The United Nations is sounding another alarm about severe food
shortages in Ethiopia, where tens of thousands of children are facing
starvation. VOA's Peter Heinlein in Addis Ababa reports the U.N.
children's agency UNICEF is appealing for nearly $50 million in
emergency aid for the hardest-hit areas, where food stocks are depleted
and the next harvest is months away.
A senior U.N. children's agency official visiting drought-ravaged areas of southern Ethiopia during the past week found families with no food, not enough money to buy any, and no hope of replenishing supplies until at least late September.
UNICEF Deputy Director Hilde Johnson says everywhere she went, government officials and aid workers gave the same assessment.
"A clear message was conveyed to us from all of them: There is no food," said Hilde Johnson. "The assistance needs to be taken to scale, and it has to happen urgently. There was absolutely no inconsistency. That was the message from everyone."
The UNICEF official says during her four-day visit, she had positive meetings with Prime Minister Meles Zenawi and other senior leaders, some of whom have accused aid agencies of exaggerating the food shortages for fund-raising purposes.
UNICEF's Johnson says in her talks, all government officials agreed the food shortages are serious and getting worse. She told reporters the ministers expressed hope the crisis would ease later this year if conditions improve.
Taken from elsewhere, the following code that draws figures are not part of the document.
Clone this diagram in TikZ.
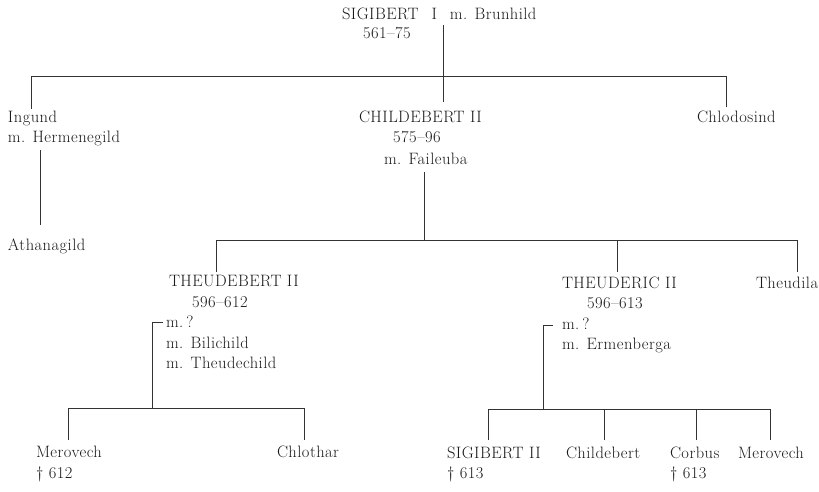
\documentclass[tikz,border=0pt]{standalone}
\usepackage{fontspec}
\setmainfont{Latin Modern Roman}[LetterSpace=2.8]
\begin{document}
\begin{tikzpicture}[x=1pt,y=-1pt,
  lbl/.style={anchor=base west,inner sep=0pt,outer sep=0pt,text=black!90,font=\fontsize{16.5}{20}\selectfont},
  ln/.style={draw=black!80,line width=0.8pt}]
\useasboundingbox (0,0) rectangle (819,491);
% generation 1
\node[lbl] (sig1) at (342,19) {SIGIBERT\hspace{13pt}I\hspace{13pt}m. Brunhild};
\node[lbl] (sig1d) at (363,38) {561--75};
% generation 2
\node[lbl] (ingund) at (8,122) {Ingund};
\node[lbl] (ingundm) at (8,142) {m. Hermenegild};
\node[lbl] (athan) at (8,250) {Athanagild};
\node[lbl] (child) at (359,122) {CHILDEBERT II};
\node[lbl] (childd) at (393,142) {575--96};
\node[lbl] (childm) at (384,164) {m. Faileuba};
\node[lbl] (chlod) at (697,122) {Chlodosind};
% generation 3
\node[lbl] (theb) at (169,286) {THEUDEBERT II};
\node[lbl] (thebd) at (192,307) {596--612};
\node[lbl] (thebm1) at (166,327) {m.\hspace{3pt}?};
\node[lbl] (thebm2) at (166,348) {m. Bilichild};
\node[lbl] (thebm3) at (166,368) {m. Theudechild};
\node[lbl] (ther) at (562,288) {THEUDERIC II};
\node[lbl] (therd) at (587,308) {596--613};
\node[lbl] (therm1) at (562,329) {m.\hspace{3pt}?};
\node[lbl] (therm2) at (562,349) {m. Ermenberga};
\node[lbl] (theud) at (756,288) {Theudila};
% generation 4
\node[lbl] (mero1) at (36,457) {Merovech};
\node[lbl] (mero1d) at (36,478) {\textdagger\ 612};
\node[lbl] (chloth) at (277,457) {Chlothar};
\node[lbl] (sig2) at (447,458) {SIGIBERT II};
\node[lbl] (sig2d) at (447,478) {\textdagger\ 613};
\node[lbl] (childb) at (566,458) {Childebert};
\node[lbl] (corb) at (670,458) {Corbus};
\node[lbl] (corbd) at (670,478) {\textdagger\ 613};
\node[lbl] (mero2) at (738,458) {Merovech};
% junction coordinates
\coordinate (t1) at (443,25);
\coordinate (b1) at (443,102);
\coordinate (bar1l) at (31,76);
\coordinate (bar1r) at (726,76);
\coordinate (ing1) at (40,150);
\coordinate (ing2) at (40,225);
\coordinate (c1) at (424,172);
\coordinate (c2) at (424,240);
\coordinate (bar2l) at (216,240);
\coordinate (bar2m) at (617,240);
\coordinate (bar2r) at (797,240);
\coordinate (k1) at (163,322);
\coordinate (k2) at (152,408);
\coordinate (bar3l) at (68,408);
\coordinate (bar3r) at (304,408);
\coordinate (r1) at (553,325);
\coordinate (r2) at (543,409);
\coordinate (bar4a) at (488,409);
\coordinate (bar4b) at (604,409);
\coordinate (bar4c) at (696,409);
\coordinate (bar4d) at (770,409);
% connectors
\draw[ln] (t1) -- (b1);
\draw[ln] (ingund.north -| bar1l) ++(0,-2) -- (bar1l) -- (bar1r) -- ++(0,31);
\draw[ln] (ing1) -- (ing2);
\draw[ln] (c1) -- (c2);
\draw[ln] (bar2l) ++(0,32) -- (bar2l) -- (bar2r) -- ++(0,32);
\draw[ln] (bar2m) -- ++(0,32);
\draw[ln] (k1) -| (k2);
\draw[ln] (bar3l) ++(0,32) -- (bar3l) -- (bar3r) -- ++(0,32);
\draw[ln] (r1) -| (r2);
\draw[ln] (bar4a) ++(0,31) -- (bar4a) -- (bar4d) -- ++(0,31);
\draw[ln] (bar4b) -- ++(0,31);
\draw[ln] (bar4c) -- ++(0,31);
\end{tikzpicture}
\end{document}
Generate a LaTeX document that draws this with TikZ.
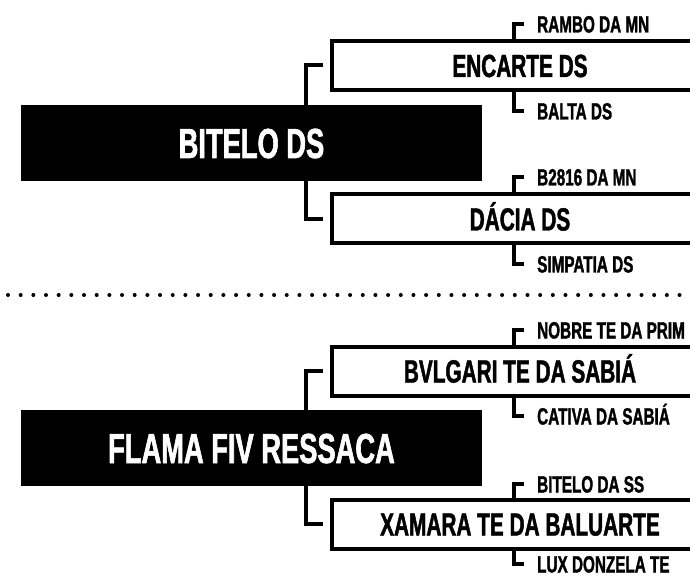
\documentclass[tikz,border=0pt]{standalone}
\usepackage{fontspec}
\newfontfamily\pedfont[FakeStretch=0.65, FakeBold=1.4]{Liberation Sans}
\usetikzlibrary{positioning}

\begin{document}
\begin{tikzpicture}[
x=1pt, y=-1pt,
mainnode/.style={rectangle, fill=black, text=white, inner sep=0pt, minimum width=461pt, minimum height=76pt, text height=30pt, text depth=0pt, font=\pedfont\bfseries\fontsize{42}{44}\selectfont},
parentnode/.style={rectangle, draw=black, line width=4pt, fill=white, inner sep=0pt, minimum width=376pt, minimum height=49pt, text height=23pt, text depth=0pt, font=\pedfont\bfseries\fontsize{32}{34}\selectfont},
grandnode/.style={anchor=west, inner sep=0pt, text height=17pt, text depth=0pt, font=\pedfont\bfseries\fontsize{23.5}{26}\selectfont},
link/.style={draw=black, line width=4pt},
]
\useasboundingbox (0,0) rectangle (690,577);
\clip (0,0) rectangle (690,577);

%Nodes
\node[mainnode]    (bitelo)   at (251.5,143) {BITELO DS};
\node[parentnode]  (encarte)  at (520,65.5)  {ENCARTE DS};
\node[parentnode]  (dacia)    at (520,219)   {DÁCIA DS};
\node[grandnode]   (rambo)    at (537,24)    {RAMBO DA MN};
\node[grandnode]   (balta)    at (537,111)   {BALTA DS};
\node[grandnode]   (bdois)    at (537,177)   {B2816 DA MN};
\node[grandnode]   (simpatia) at (537,264)   {SIMPATIA DS};

\node[mainnode]    (flama)    at (251.5,448) {FLAMA FIV RESSACA};
\node[parentnode]  (bvlgari)  at (520,371)   {BVLGARI TE DA SABIÁ};
\node[parentnode]  (xamara)   at (520,524)   {XAMARA TE DA BALUARTE};
\node[grandnode]   (nobre)    at (537,330)   {NOBRE TE DA PRIM};
\node[grandnode]   (cativa)   at (537,416)   {CATIVA DA SABIÁ};
\node[grandnode]   (bitelods) at (537,484)   {BITELO DA SS};
\node[grandnode]   (lux)      at (537,564)   {LUX DONZELA TE};

%Lines
\draw[link, shorten >=7pt] ([xshift=285pt]bitelo.north west) |- (encarte.west);
\draw[link, shorten >=7pt] ([xshift=285pt]bitelo.south west) |- (dacia.west);
\draw[link, shorten >=13pt] ([xshift=-6pt]encarte.north) |- (rambo.west);
\draw[link, shorten >=13pt] ([xshift=-6pt]encarte.south) |- (balta.west);
\draw[link, shorten >=13pt] ([xshift=-6pt]dacia.north) |- (bdois.west);
\draw[link, shorten >=13pt] ([xshift=-6pt]dacia.south) |- (simpatia.west);

\draw[link, shorten >=7pt] ([xshift=285pt]flama.north west) |- (bvlgari.west);
\draw[link, shorten >=7pt] ([xshift=285pt]flama.south west) |- (xamara.west);
\draw[link, shorten >=13pt] ([xshift=-6pt]bvlgari.north) |- (nobre.west);
\draw[link, shorten >=13pt] ([xshift=-6pt]bvlgari.south) |- (cativa.west);
\draw[link, shorten >=13pt] ([xshift=-6pt]xamara.north) |- (bitelods.west);
\draw[link, shorten >=13pt] ([xshift=-6pt]xamara.south) |- (lux.west);

%Separator
\draw[line width=4pt, line cap=round, dash pattern=on 0pt off 12.67pt] (8,295) -- (690,295);

\end{tikzpicture}
\end{document}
But she says there are many 'ifs'.
"The government do think they will be able to curb in the sense the situation later, meaning August, September, If the rains come in accordance with normal, If there is an adequate vegetable harvesting, If other complementary measures are kicking in, plus If the supplies they are buying externally to come into the market, plus aid bilaterally they are negotiating comes in," said Johnson. "So there is a clear "if", and that is no secret."
U.N. humanitarian agencies say it is impossible to know how widespread the food shortages are in a country where record-keeping is poor.
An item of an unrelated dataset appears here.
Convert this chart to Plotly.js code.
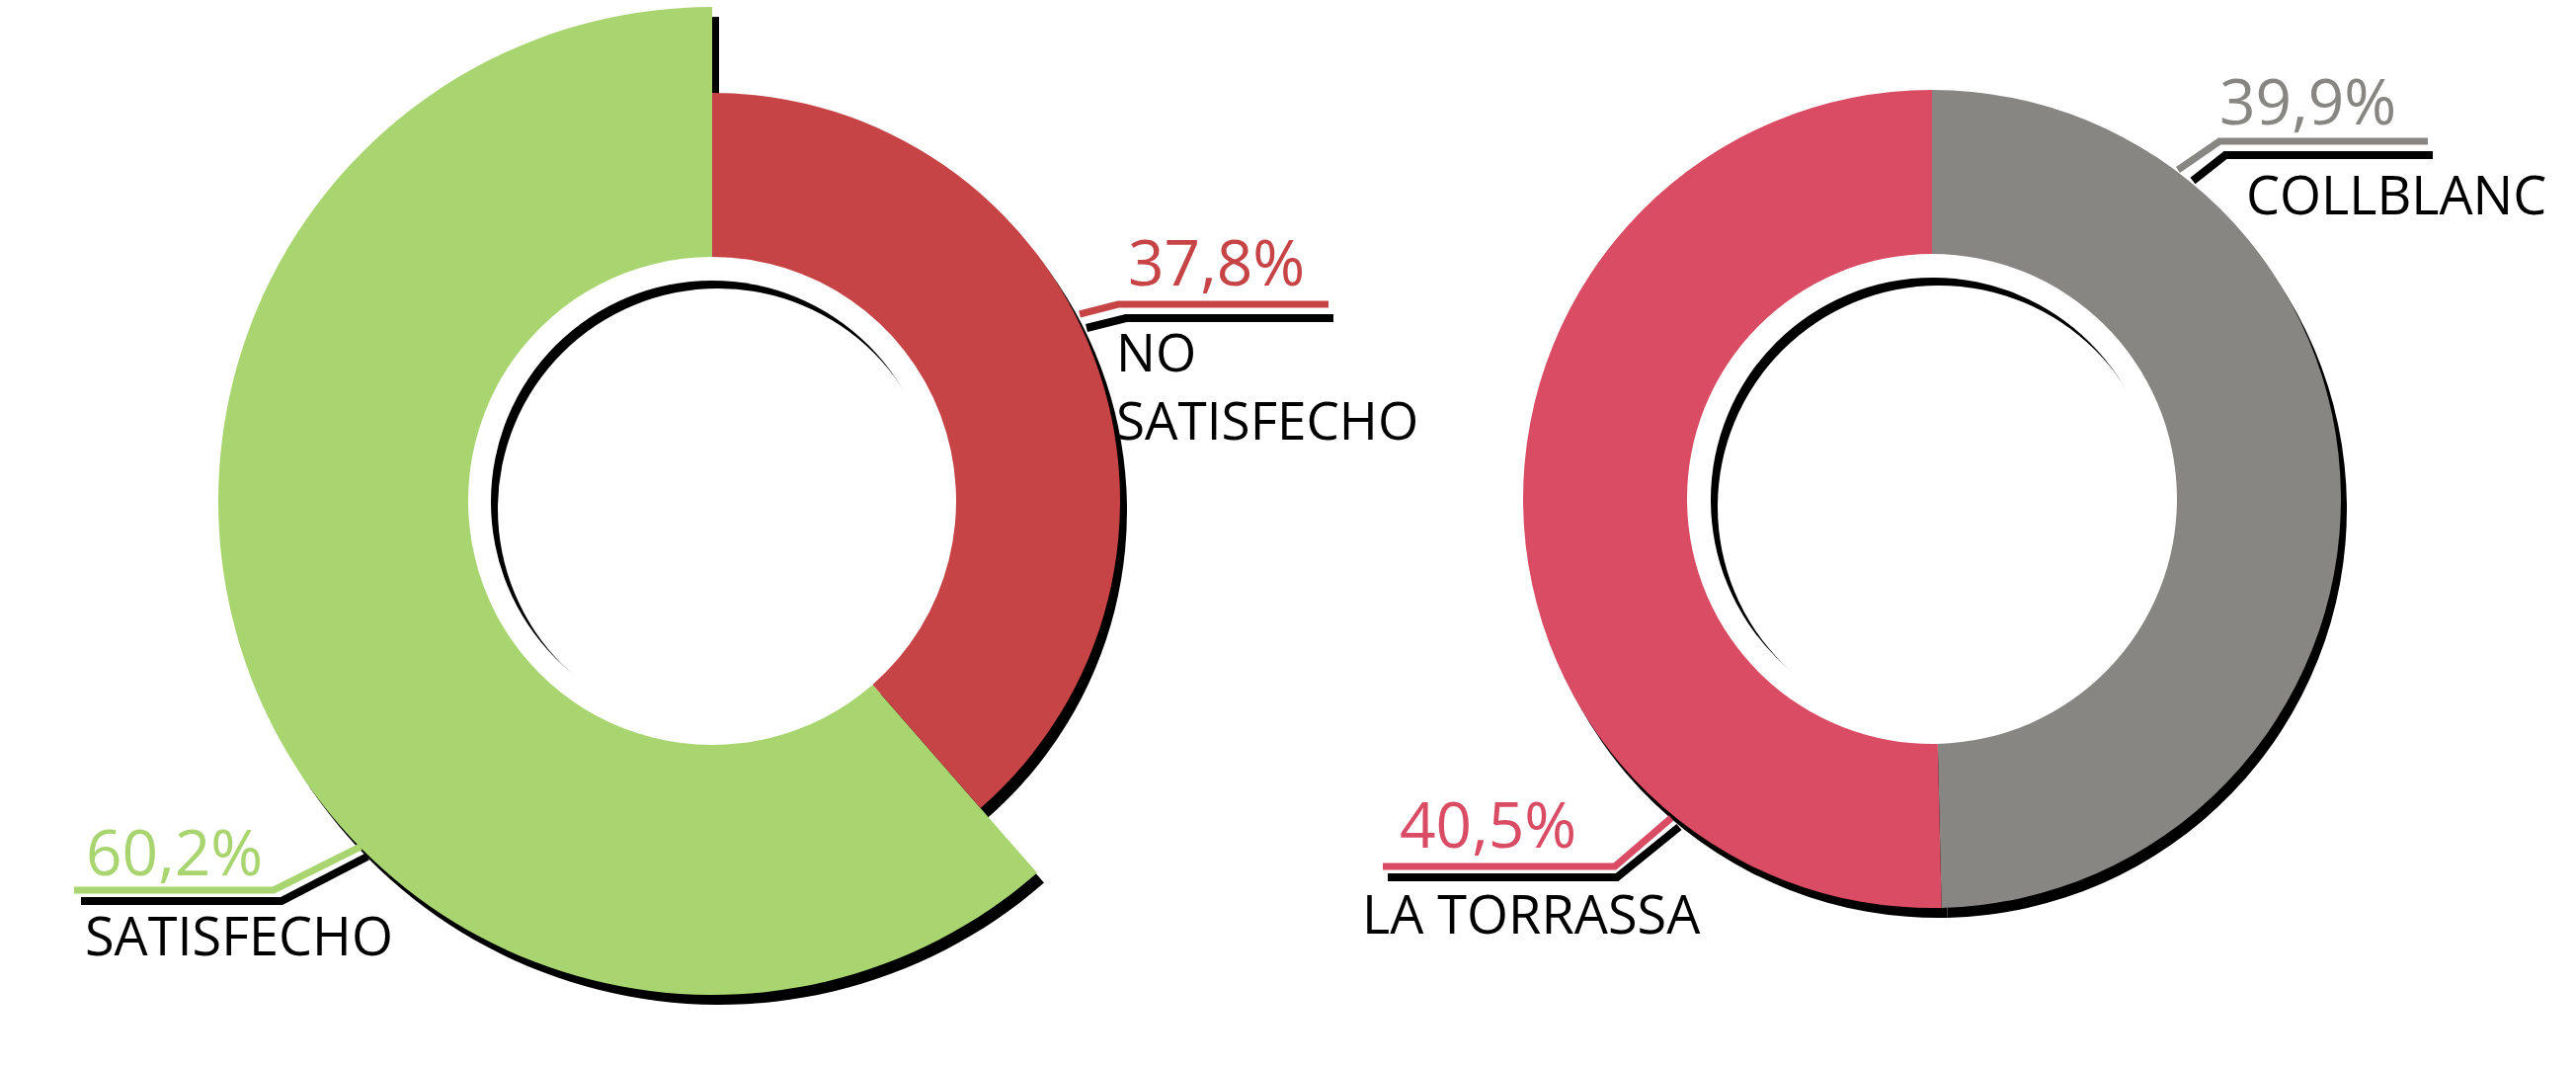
<!DOCTYPE html>
<html>
<head>
<meta charset="utf-8">
<script src="https://cdn.plot.ly/plotly-3.0.1.min.js"></script>
<style>
  html, body { margin: 0; padding: 0; background: #ffffff; }
  #chart { width: 2608px; height: 1080px; }
</style>
</head>
<body>
<div id="chart"></div>
<script>
// ---- data ----
const leftLabels = ['NO SATISFECHO', 'SATISFECHO'];
const leftValues = [37.8, 60.2];
const leftColors = ['#C64446', '#A9D571'];

const rightLabels = ['COLLBLANC', 'LA TORRASSA'];
const rightValues = [39.9, 40.5];
const rightColors = ['#878682', '#D94C63'];

const fullDisk = [1];

// ---- geometry (pixels) ----
const W = 2608, H = 1080;
const SH = {dx: 7, dy: 10};
const leftG = {cx: 721, cy: 507, rBig: 500, rSmall: 413, rHole: 247, rInner: 224};
const rightG = {cx: 1956, cy: 505, r: 414, rHole: 248, rInner: 225};

function dom(cx, cy, r) {
  return {x: [(cx - r) / W, (cx + r) / W], y: [1 - (cy + r) / H, 1 - (cy - r) / H]};
}
const T = 'rgba(0,0,0,0)';
function pie(values, labels, colors, d, hole) {
  return {
    type: 'pie', values: values, labels: labels, sort: false, direction: 'clockwise',
    rotation: 0, hole: hole, domain: d, textinfo: 'none', hoverinfo: 'none',
    marker: {colors: colors, line: {width: 0}}, showlegend: false
  };
}
function disk(cx, cy, r, color) {
  return pie(fullDisk, ['d'], [color], dom(cx, cy, r), 0);
}

const traces = [];
// shadows
traces.push(pie(leftValues, leftLabels, [T, '#000'], dom(leftG.cx + SH.dx, leftG.cy + SH.dy, leftG.rBig), leftG.rHole / leftG.rBig));
traces.push(pie(leftValues, leftLabels, ['#000', T], dom(leftG.cx + SH.dx, leftG.cy + SH.dy, leftG.rSmall), leftG.rHole / leftG.rSmall));
traces.push(pie(rightValues, rightLabels, ['#000', '#000'], dom(rightG.cx + SH.dx - 1, rightG.cy + SH.dy, rightG.r), rightG.rHole / rightG.r));
// cover shadow inside the holes
traces.push(disk(leftG.cx, leftG.cy, leftG.rHole + 2, '#ffffff'));
traces.push(disk(rightG.cx, rightG.cy, rightG.rHole + 2, '#ffffff'));
// coloured rings
traces.push(pie(leftValues, leftLabels, [T, leftColors[1]], dom(leftG.cx, leftG.cy, leftG.rBig), leftG.rHole / leftG.rBig));
traces.push(pie(leftValues, leftLabels, [leftColors[0], T], dom(leftG.cx, leftG.cy, leftG.rSmall), leftG.rHole / leftG.rSmall));
traces.push(pie(rightValues, rightLabels, rightColors, dom(rightG.cx, rightG.cy, rightG.r), rightG.rHole / rightG.r));
// inset inner circle
traces.push(disk(leftG.cx, leftG.cy + 1, leftG.rInner, '#000000'));
traces.push(disk(leftG.cx + 6, leftG.cy + 8, leftG.rInner - 1, '#ffffff'));
traces.push(disk(rightG.cx + 1, rightG.cy + 1, rightG.rInner, '#000000'));
traces.push(disk(rightG.cx + 7, rightG.cy + 8, rightG.rInner - 1, '#ffffff'));

// ---- labels ----
function pct(v) { return v.toFixed(1).replace('.', ',') + '%'; }
const FONT = '"Open Sans", "Noto Sans", sans-serif';
const annotations = [];
function txt(text, x, ymid, size, color) {
  annotations.push({text: text, x: x, y: ymid, xref: 'x', yref: 'y', xanchor: 'left', yanchor: 'middle',
    showarrow: false, font: {family: FONT, size: size, color: color}, borderpad: 0, align: 'left'});
}
txt(pct(leftValues[0]), 1141, 264, 64, leftColors[0]);
txt(leftLabels[0].split(' ').join('<br>'), 1129, 390, 53, '#000');
txt(pct(leftValues[1]), 86, 861, 64, leftColors[1]);
txt(leftLabels[1], 85, 946, 54, '#000');
txt(pct(rightValues[0]), 2246, 101, 64, rightColors[0]);
txt(rightLabels[0], 2273, 196, 54, '#000');
txt(pct(rightValues[1]), 1416, 833, 64, rightColors[1]);
txt(rightLabels[1], 1378, 924, 54, '#000');

const shapes = [];
function leader(pts, color, w) {
  const d = 'M ' + pts.map(p => p[0] + ',' + p[1]).join(' L ');
  shapes.push({type: 'path', path: d, xref: 'x', yref: 'y', layer: 'above',
    line: {color: color, width: w}});
}
leader([[1100, 332], [1140, 322], [1350, 322]], '#000', 8);
leader([[1093, 318], [1132, 308], [1345, 308]], leftColors[0], 7);
leader([[82, 912], [285, 912], [372, 867]], '#000', 8);
leader([[75, 901], [277, 901], [365, 857]], leftColors[1], 7);
leader([[2220, 183], [2253, 157], [2463, 157]], '#000', 8);
leader([[2205, 172], [2247, 143], [2458, 143]], rightColors[0], 7);
leader([[1405, 888], [1637, 888], [1700, 837]], '#000', 8);
leader([[1400, 877], [1635, 877], [1692, 828]], rightColors[1], 7);

const layout = {
  width: W, height: H,
  margin: {l: 0, r: 0, t: 0, b: 0, pad: 0},
  paper_bgcolor: '#ffffff', plot_bgcolor: 'rgba(0,0,0,0)',
  showlegend: false,
  xaxis: {range: [0, W], visible: false, fixedrange: true},
  yaxis: {range: [H, 0], visible: false, fixedrange: true},
  annotations: annotations,
  shapes: shapes
};

Plotly.newPlot('chart', traces, layout, {staticPlot: true, displayModeBar: false});
</script>
</body>
</html>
"It is very very difficult for us to say how many children are dying," she said. "From our visit in the hot spot areas of Kambala, we were told by health extension officers that children were dying in the villages now, and that for quite many it was too late. There is no doubt there is a risk of children dying in numbers in the hot spots."
Ethiopian officials have repeatedly emphasized that this drought is not a famine, such as the one in the mid 1980s that killed an estimated one million people.
Ethiopia's disaster preparedness agency this month more than doubled its estimate of the number of people needing food assistance from 2.2 million to 4.6 million.
Disaster preparedness agency chief Simon Mechale is predicting worse conditions in July. He recently appealed to donor nations for $325 million worth of emergency food aid to make up an expected shortfall of 390,000 metric tons until the next harvest comes in.